Richard Loveland, who worked for a Wylie technology manufacturer, wrote that he and his wife had been having marital problems. He said he had killed her and passed along the code to their safe.
Police said Tuesday the case is definitely a murder-suicide but the investigation continues.
"It was very clear … what his intentions were," Dustin Loveland said. "That text message, that was a very loving thing. It puts me at peace that in his worst hour, he was thinking of her [Dustin's wife, Kimberly] and me."
He called his father's cellphone, but there was no answer. So he called Rowlett police, who went to the home in the 3200 block of Sunrise Drive, where they were unable to get any response from inside.
As news has spread, so has community reaction. Two families closest to the Lovelands have been constant companions with Dustin Loveland and his wife. Both of his parents, Dustin Loveland said Tuesday, were well-liked and entertained friends at their lakeside home just about every weekend.

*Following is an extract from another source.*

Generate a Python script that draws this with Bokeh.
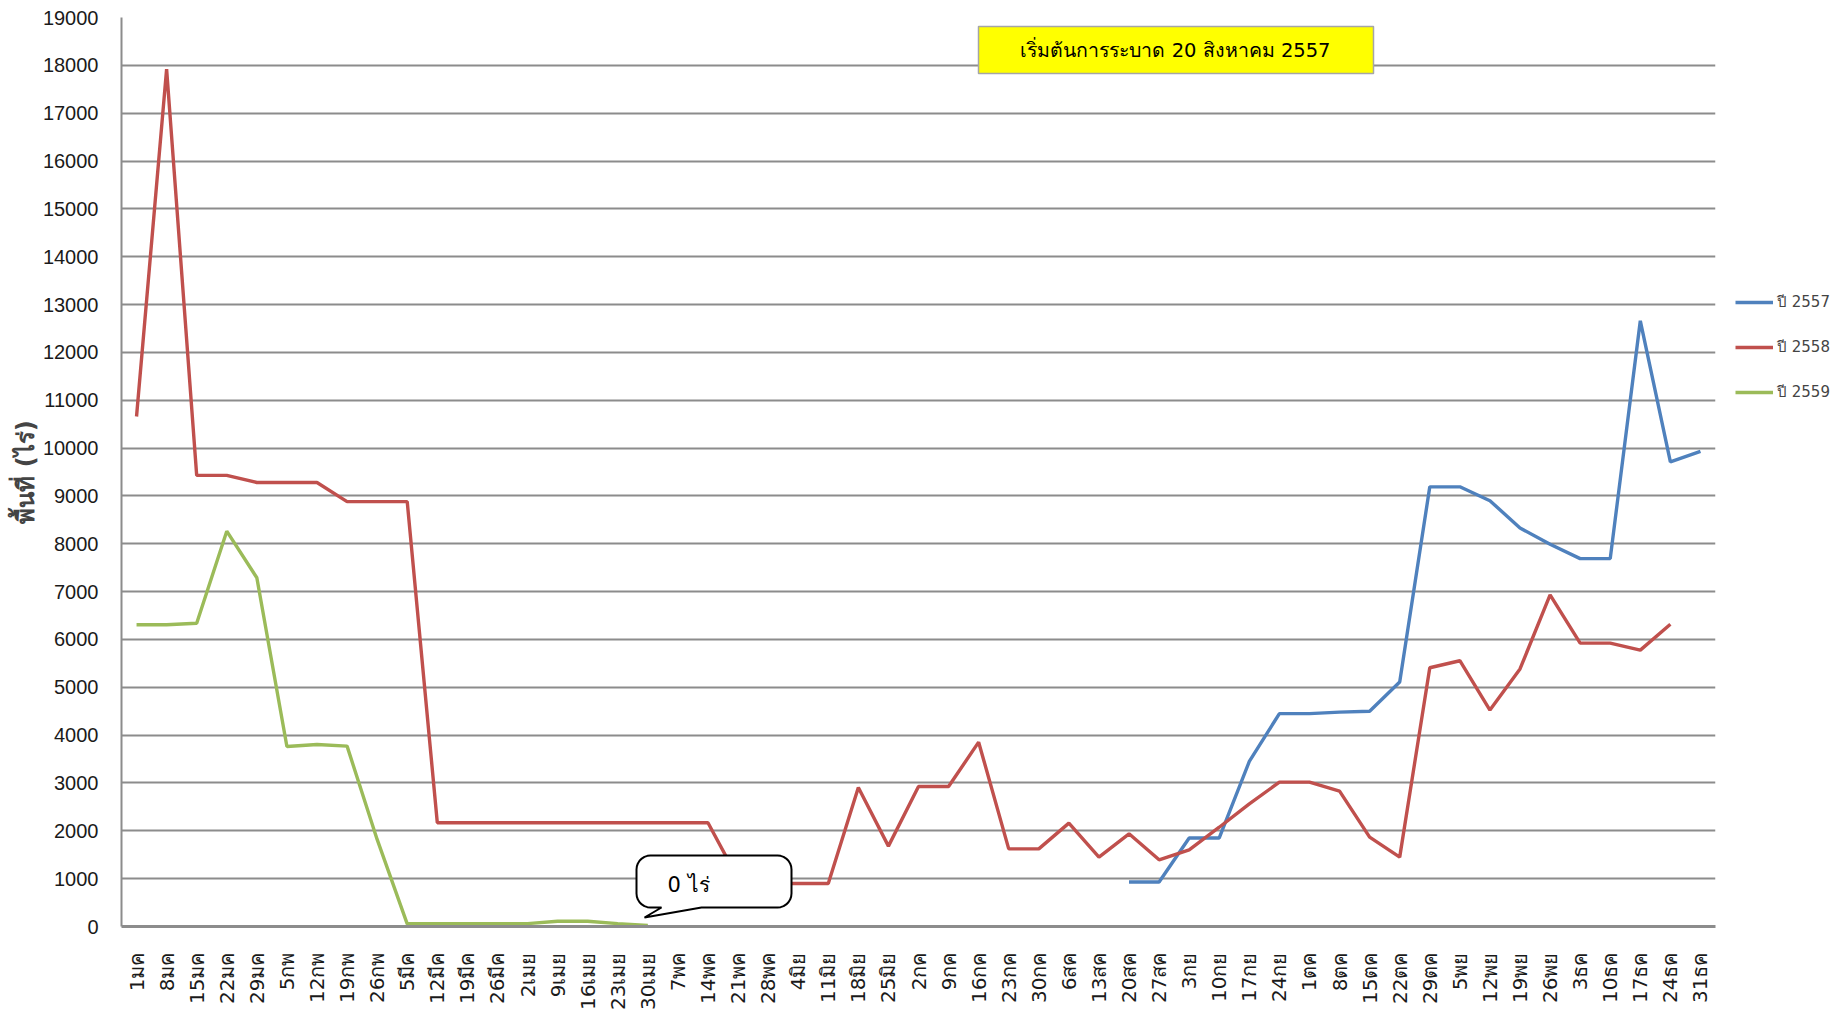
import numpy as np
from bokeh.plotting import figure
from bokeh.models import (FactorRange, Range1d, SingleIntervalTicker, Legend, LegendItem,
                          Label, BoxAnnotation, PolyAnnotation, ColumnDataSource)
from bokeh.embed import file_html
from bokeh.resources import INLINE

nan = float("nan")

weeks = ["1มค", "8มค", "15มค", "22มค", "29มค", "5กพ", "12กพ", "19กพ", "26กพ",
         "5มีค", "12มีค", "19มีค", "26มีค", "2เมย", "9เมย", "16เมย", "23เมย", "30เมย",
         "7พค", "14พค", "21พค", "28พค", "4มิย", "11มิย", "18มิย", "25มิย",
         "2กค", "9กค", "16กค", "23กค", "30กค", "6สค", "13สค", "20สค", "27สค",
         "3กย", "10กย", "17กย", "24กย", "1ตค", "8ตค", "15ตค", "22ตค", "29ตค",
         "5พย", "12พย", "19พย", "26พย", "3ธค", "10ธค", "17ธค", "24ธค", "31ธค"]

y2557 = [nan] * 33 + [930, 930, 1850, 1850, 3450, 4450, 4450, 4480, 4500, 5110,
                      9190, 9190, 8900, 8330, 7990, 7690, 7690, 12660, 9710, 9930]

y2558 = [10660, 17920, 9430, 9430, 9280, 9280, 9280, 8880, 8880, 8880,
         2170, 2170, 2170, 2170, 2170, 2170, 2170, 2170, 2170, 2170,
         1000, 900, 900, 900, 2905, 1680, 2926, 2926, 3853, 1623,
         1623, 2160, 1450, 1937, 1394, 1603, 2075, 2565, 3017, 3017,
         2829, 1868, 1450, 5408, 5555, 4523, 5383, 6932, 5924, 5924,
         5777, 6318, nan]

y2559 = [6306, 6306, 6340, 8263, 7289, 3762, 3804, 3770, 1820, 56,
         56, 56, 56, 60, 110, 110, 60, 20] + [nan] * 35

series_names = ["ปี 2557", "ปี 2558", "ปี 2559"]
series_colors = ["#4F81BD", "#C0504D", "#9BBB59"]
y_ticks_interval = 1000
y_max = 19000

title_text = "เริ่มต้นการระบาด 20 สิงหาคม 2557"
callout_text = "0 ไร่"
y_title = "พื้นที่ (ไร่)"

FONT = "Tahoma, 'DejaVu Sans', 'Liberation Sans', sans-serif"

p = figure(x_range=FactorRange(factors=weeks, range_padding=0),
           y_range=Range1d(0, y_max),
           frame_width=1594, frame_height=909,
           min_border_left=121, min_border_right=112, min_border_top=17, min_border_bottom=77,
           output_backend="svg", toolbar_location=None)
p.outline_line_color = None
p.background_fill_color = "white"

# grid
p.xgrid.grid_line_color = None
p.ygrid.grid_line_color = "#8C8C8C"
p.ygrid.grid_line_width = 2
p.yaxis.ticker = SingleIntervalTicker(interval=y_ticks_interval)

# axes
for ax in (p.xaxis[0], p.yaxis[0]):
    ax.axis_line_color = "#8C8C8C"
    ax.axis_line_width = 2
    ax.major_tick_line_color = None
    ax.minor_tick_line_color = None
    ax.major_tick_out = 0
    ax.major_tick_in = 0
    ax.major_label_text_font = "Liberation Sans"
    ax.major_label_text_color = "#1a1a1a"

p.yaxis.major_label_text_font_size = "20px"
p.yaxis.major_label_standoff = 19
p.yaxis.axis_label = y_title
p.yaxis.axis_label_text_font = FONT
p.yaxis.axis_label_text_font_style = "bold"
p.yaxis.axis_label_text_font_size = "24px"
p.yaxis.axis_label_standoff = 0

p.xaxis.major_label_orientation = np.pi / 2
p.xaxis.major_label_text_font_size = "20px"
p.xaxis.major_label_text_font = FONT
p.xaxis.major_label_standoff = 26
p.xaxis.axis_line_width = 3

renderers = []
for name, ys, col in zip(series_names, [y2557, y2558, y2559], series_colors):
    src = ColumnDataSource(dict(x=weeks, y=ys))
    r = p.line("x", "y", source=src, line_color=col, line_width=3.4)
    renderers.append(r)

legend = Legend(items=[LegendItem(label=n, renderers=[r]) for n, r in zip(series_names, renderers)],
                location=(20, 522), orientation="vertical",
                glyph_width=38, glyph_height=20, label_height=20, spacing=21,
                padding=0, margin=0, label_standoff=4,
                label_text_font=FONT, label_text_font_size="15px",
                border_line_color=None, background_fill_alpha=0)
p.add_layout(legend, "right")

# title box
p.add_layout(BoxAnnotation(left=857, right=1252, top=900, bottom=853,
                           left_units="screen", right_units="screen",
                           top_units="screen", bottom_units="screen",
                           fill_color="#FFFF00", fill_alpha=1,
                           line_color="#A6A6A6", line_alpha=1, line_width=1.5))
p.add_layout(Label(x=1054, y=876, x_units="screen", y_units="screen", text=title_text,
                   text_align="center", text_baseline="middle",
                   text_font=FONT, text_font_size="19.5px", text_color="black"))

# callout bubble (rounded rectangle with tail), in screen units relative to frame
L, R, T, B, rad = 635 - 120, 790 - 120, 926 - 855, 926 - 907, 14
pts = []
def arc(cx, cy, a0, a1):
    for a in np.linspace(a0, a1, 8):
        pts.append((cx + rad * np.cos(a), cy + rad * np.sin(a)))
arc(R - rad, T - rad, 0, np.pi / 2)
arc(L + rad, T - rad, np.pi / 2, np.pi)
arc(L + rad, B + rad, np.pi, 1.5 * np.pi)
pts.append((660 - 120, B))
pts.append((643 - 120, 926 - 917))
pts.append((700 - 120, B))
arc(R - rad, B + rad, 1.5 * np.pi, 2 * np.pi)
p.add_layout(PolyAnnotation(xs=[a for a, b in pts], ys=[b for a, b in pts],
                            xs_units="screen", ys_units="screen",
                            fill_color="white", fill_alpha=1,
                            line_color="black", line_alpha=1, line_width=2))
p.add_layout(Label(x=666 - 120, y=926 - 884, x_units="screen", y_units="screen", text=callout_text,
                   text_align="left", text_baseline="middle",
                   text_font=FONT, text_font_size="21px", text_color="black"))

open("out.html", "w").write(file_html(p, INLINE))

And people throughout the city are recalling Belinda Loveland's influence on Rowlett's youths though the Reaching Our Community's Kids program she founded in 2003. The program supports as many as 150 at-risk students a year.
Services for Richard Loveland are at 10 a.m. Saturday at the Lake Pointe Church chapel in Rockwall; services for Belinda Loveland will follow at 12:30 p.m. at Lake Pointe's Pier 419 youth chapel.
The city and the Pray Rowlett fellowship of ministers will host a vigil in honor of Belinda Loveland and other victims of domestic violence at 7:30 p.m. Friday on the Rowlett Chamber of Commerce lawn, 3910 Main St.
A memorial fund set up in Belinda Loveland's honor will benefit the ROCK program.
"She was naturally drawn to kids because that's where she could make an impact," Kimberly Loveland said. "ROCK has to keep going."